Registered Member #1232
Joined: Wed Jan 16 2008, 10:53PM
Location: Doon tha Toon!
Posts: 881
Building 80W flyback supply isn't really impossible (I had an 80W PC power supply around here, used UC3842 a single IRFP450 too),
It isn't impossible, it's just a tricky design excercise to make it efficient, and the forward converter design is easier. Are you sure that it was an 80W *flyback* power supply Marko? If it had a big toroidal output choke on the LV side with multiple windings on it, then it was a forward converter. Flyback converters don't need output chokes, and at most only employ stick inductors for post filtering.
Registered Member #89
Joined: Thu Feb 09 2006, 02:40PM
Location: Zadar, Croatia
Posts: 3145
Are you sure that it was an 80W *flyback* power supply Marko? If it had a big toroidal output choke on the LV side with multiple windings on it, then it was a forward converter. Flyback converters don't need output chokes, and at most only employ stick inductors for post filtering.

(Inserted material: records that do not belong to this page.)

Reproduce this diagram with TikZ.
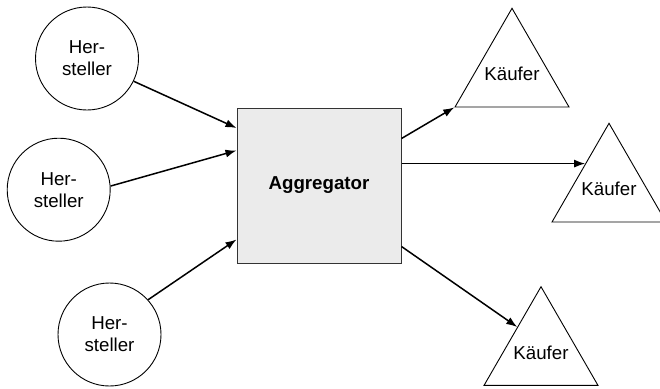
\documentclass[tikz,border=0pt]{standalone}
\usepackage{fontspec}
\setmainfont{Liberation Sans}
\usetikzlibrary{shapes.geometric,arrows.meta}

% text of zero width, so that only minimum size fixes the triangle
\newcommand\flatlabel[1]{\makebox[0pt]{#1}}

\begin{document}
\begin{tikzpicture}[x=1pt,y=-1pt,
  label font/.style={font=\fontsize{18.7}{22}\selectfont},
  party/.style={circle,draw,line width=0.9pt,minimum size=103pt,inner sep=0pt,
                align=center,label font},
  buyer/.style={regular polygon,regular polygon sides=3,draw,line width=0.9pt,
                minimum size=131.6pt,inner sep=0pt,label font},
  hub/.style={draw=black!80,fill=black!8,line width=1pt,minimum width=164pt,
              minimum height=155pt,inner sep=0pt,
              font=\bfseries\fontsize{18.7}{22}\selectfont},
  flow/.style={-{Latex[length=11pt,width=8pt]},line width=1.5pt}]
\useasboundingbox (0,0) rectangle (660,388);

% producers
\node[party] (c1) at (87,58.5)    {Her-\\steller};
\node[party] (c2) at (58.7,189.7) {Her-\\steller};
\node[party] (c3) at (109.5,334.5){Her-\\steller};

% central aggregator
\node[hub] (box) at (319,185.5) {Aggregator};

% buyers
\node[buyer] (t1) at (512,74.1)  {\flatlabel{Käufer}};
\node[buyer] (t2) at (609,189.1) {\flatlabel{Käufer}};
\node[buyer] (t3) at (541,352.5) {\flatlabel{Käufer}};

% incoming flows
\draw[flow] (c1.-26) -- ([yshift=-20.5pt]box.north west);
\draw[flow] (c2.4)   -- ([yshift=-43pt]box.north west);
\draw[flow] (c3.42)  -- ([yshift=24pt]box.south west);

% outgoing flows
\draw[flow] ([yshift=-31pt]box.north east) -- (t1.corner 2);
\draw[flow] (box.east |- t2.133) -- (t2.133);
\draw[flow] ([yshift=17pt]box.south east) -- (t3.133);
\end{tikzpicture}
\end{document}
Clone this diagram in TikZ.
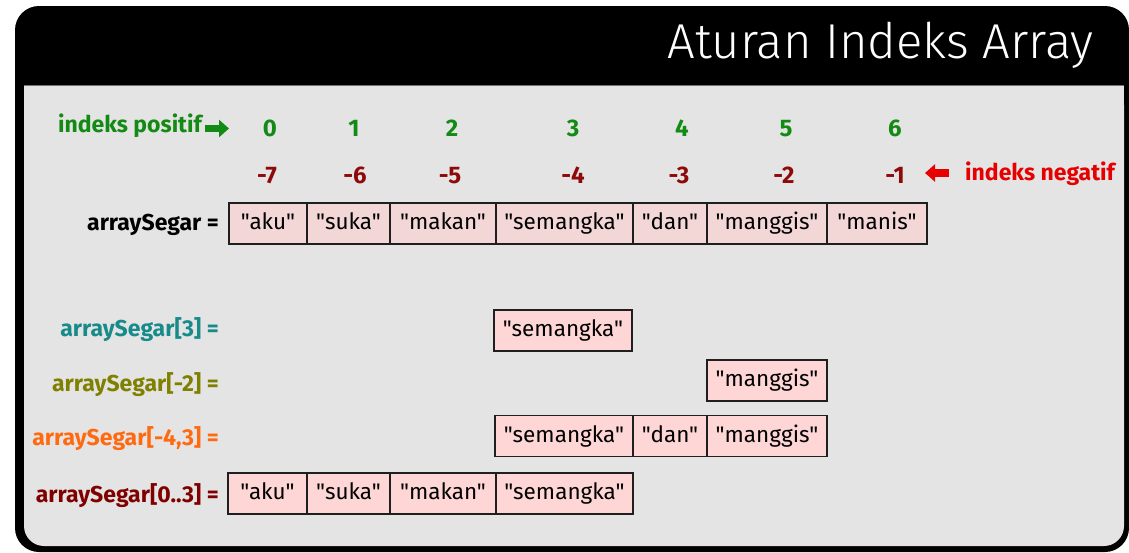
\documentclass[tikz,border=0pt]{standalone}
\usepackage{fontspec}
\setmainfont{Fira Sans}
\newfontfamily\cellfam{Fira Sans}
\newfontfamily\titlefam{Fira Sans Light}
\usetikzlibrary{positioning,arrows.meta}

\definecolor{panelgray}{HTML}{E4E4E4}
\definecolor{cellpink}{HTML}{F3D6D6}
\definecolor{slicepink}{HTML}{FFD6D6}
\definecolor{posgreen}{HTML}{138A13}
\definecolor{negred}{HTML}{8E0A0A}
\definecolor{arrowred}{HTML}{E60000}
\definecolor{tealtxt}{HTML}{178A8A}
\definecolor{olivetxt}{HTML}{808000}
\definecolor{orangetxt}{HTML}{FF6A10}
\definecolor{maroontxt}{HTML}{800000}

\newcommand{\cellfont}{\cellfam\fontsize{22.5}{26}\selectfont}
\newcommand{\lblfont}{\fontsize{23}{27}\selectfont\bfseries}
\newcommand{\idxfont}{\fontsize{24}{28}\selectfont\bfseries}

\tikzset{
  cell/.style={draw=black!88, line width=1.8pt, fill=cellpink, minimum height=41pt,
    text height=17pt, text depth=5pt, inner sep=0pt, outer sep=0pt, font=\cellfont},
  slice/.style={cell, fill=slicepink},
  lbl/.style={anchor=base east, inner sep=0pt, font=\lblfont},
  pidx/.style={anchor=base, inner sep=0pt, text=posgreen, font=\idxfont},
  nidx/.style={anchor=base, inner sep=0pt, text=negred, font=\idxfont},
  fatarrow/.style={line width=7.5pt, -{Triangle[length=10pt,width=17pt]}}
}

\begin{document}
\begin{tikzpicture}[x=1pt, y=-1pt, node distance=0pt]
  \useasboundingbox (0,0) rectangle (1129,552);

  % frame and panel
  \fill[black, rounded corners=24pt] (15,6) rectangle (1129,552);
  \fill[panelgray, rounded corners=20pt] (24,85) rectangle (1124,546);
  \fill[panelgray] (24,85) rectangle (1124,130);
  \draw[black!55, line width=1pt] (24,85.5) -- (1124,85.5);

  \node[anchor=base east, inner sep=0pt, text=white, font=\titlefam\fontsize{49}{54}\selectfont]
    (title) at (1094,58) {Aturan Indeks Array};

  % positive indices
  \node[lbl, text=posgreen] (poslbl) at (202,132) {indeks positif};
  \coordinate (pa1) at (205,128.5);
  \coordinate (pa2) at (229,128.5);
  \draw[fatarrow, posgreen] (pa1) -- (pa2);
  \node[pidx] (p0) at (270,136) {0};
  \node[pidx] (p1) at (354,136) {1};
  \node[pidx] (p2) at (452,136) {2};
  \node[pidx] (p3) at (573,136) {3};
  \node[pidx] (p4) at (682,136) {4};
  \node[pidx] (p5) at (786,136) {5};
  \node[pidx] (p6) at (895,136) {6};

  % negative indices
  \node[nidx] (n7) at (267,183) {-7};
  \node[nidx] (n6) at (355,183) {-6};
  \node[nidx] (n5) at (450,183) {-5};
  \node[nidx] (n4) at (573,183) {-4};
  \node[nidx] (n3) at (679,183) {-3};
  \node[nidx] (n2) at (784,183) {-2};
  \node[nidx] (n1) at (895,183) {-1};
  \coordinate (na1) at (949,173);
  \coordinate (na2) at (925,173);
  \draw[fatarrow, arrowred] (na1) -- (na2);
  \node[anchor=base west, inner sep=0pt, text=arrowred, font=\lblfont] (neglbl) at (965,180) {indeks negatif};

  % the array
  \node[lbl] (arr) at (219,230) {arraySegar =};
  \node[cell, minimum width=78pt, anchor=west] (a0) at (229,223.5) {"aku"};
  \node[cell, minimum width=83pt, right=of a0] (a1) {"suka"};
  \node[cell, minimum width=106pt, right=of a1] (a2) {"makan"};
  \node[cell, minimum width=137pt, right=of a2] (a3) {"semangka"};
  \node[cell, minimum width=74pt, right=of a3] (a4) {"dan"};
  \node[cell, minimum width=120pt, right=of a4] (a5) {"manggis"};
  \node[cell, minimum width=100pt, right=of a5] (a6) {"manis"};

  % arraySegar[3]
  \node[lbl, text=tealtxt] (q1) at (219,336.5) {arraySegar[3] =};
  \node[slice, minimum width=138pt, anchor=west] (b3) at (494,330.5) {"semangka"};

  % arraySegar[-2]
  \node[lbl, text=olivetxt] (q2) at (219,391) {arraySegar[-2] =};
  \node[slice, minimum width=120pt, anchor=west] (c5) at (707,380.5) {"manggis"};

  % arraySegar[-4,3]
  \node[lbl, text=orangetxt] (q3) at (219,445.5) {arraySegar[-4,3] =};
  \node[slice, minimum width=138pt, anchor=west] (d3) at (495,436) {"semangka"};
  \node[slice, minimum width=74pt, right=of d3] (d4) {"dan"};
  \node[slice, minimum width=120pt, right=of d4] (d5) {"manggis"};

  % arraySegar[0..3]
  \node[lbl, text=maroontxt] (q4) at (219,502) {arraySegar[0..3] =};
  \node[slice, minimum width=79pt, anchor=west] (e0) at (228,493.5) {"aku"};
  \node[slice, minimum width=83pt, right=of e0] (e1) {"suka"};
  \node[slice, minimum width=106pt, right=of e1] (e2) {"makan"};
  \node[slice, minimum width=137pt, right=of e2] (e3) {"semangka"};
\end{tikzpicture}
\end{document}
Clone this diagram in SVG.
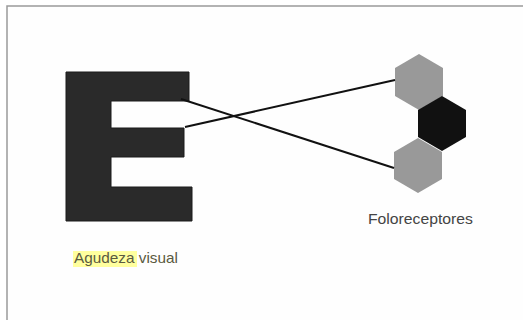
<svg xmlns="http://www.w3.org/2000/svg" width="523" height="320" viewBox="0 0 523 320">
  <style>
    .lbl { font-family: "Liberation Sans", Arial, sans-serif; font-size: 15px; }
    .conn { stroke: #111; stroke-width: 2; fill: none; }
    .gray { fill: #999999; }
    .dark { fill: #111111; }
  </style>
  <rect x="0" y="0" width="523" height="320" fill="#ffffff"/>
  <rect x="7" y="6" width="530" height="330" fill="#fefefe" stroke="#9a9a9a" stroke-width="1.5"/>
  <g id="letter-e">
    <path d="M66,72 H189 V101 H111 V128 H184 V157 H111 V187 H192 V221 H66 Z" fill="#2a2a2a" stroke="#1a1a1a" stroke-width="1"/>
  </g>
  <g id="label-agudeza">
    <rect x="73" y="251" width="64" height="16" fill="#ffff9e"/>
    <text class="lbl" x="74" y="263" fill="#5a5a40" textLength="104" lengthAdjust="spacingAndGlyphs">Agudeza visual</text>
  </g>
  <g id="photoreceptors">
    <polygon class="gray" points="419,54 443,68 443,96 419,110 395,96 395,68"/>
    <polygon class="dark" points="442,96 466,110 466,137 442,151 418,137 418,110"/>
    <polygon class="gray" points="418,138 442,152 442,179 418,193 394,179 394,152"/>
  </g>
  <g id="label-fotoreceptores">
    <text class="lbl" x="368" y="224" fill="#444" textLength="105" lengthAdjust="spacingAndGlyphs">Foloreceptores</text>
  </g>
  <g id="connectors">
    <line class="conn" x1="181" y1="99" x2="394" y2="168"/>
    <line class="conn" x1="185" y1="127" x2="395" y2="80"/>
  </g>
</svg>
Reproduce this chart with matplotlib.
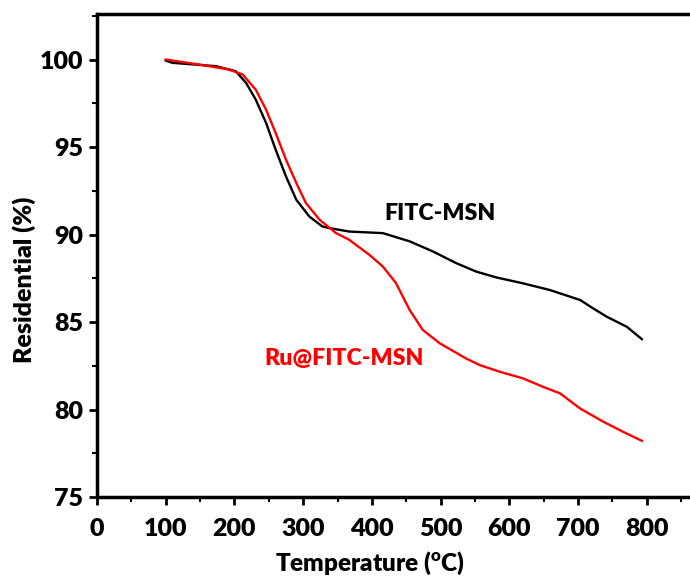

Yes, my words are usually faster than my thinking, I remembered that something wasn't alright, I checked and it definitely *has* the buck choke on it!
I also always thought that cross regulation of flyback converter can't be good enough for PC power supply, but this was while ago and at that time I thought that choke is just a ripple filter or something.
But what I still find very odd is that it has *no* freewheeling winding and diode on it! Primary side is just like a flyback converter!
I would expect the snubber network and the mosfet to get blown up by magnetizing energy dumped into it with each cycle, how is it recycled, I really don't see any means?
I assume transformer is not gapped if it's forward converter?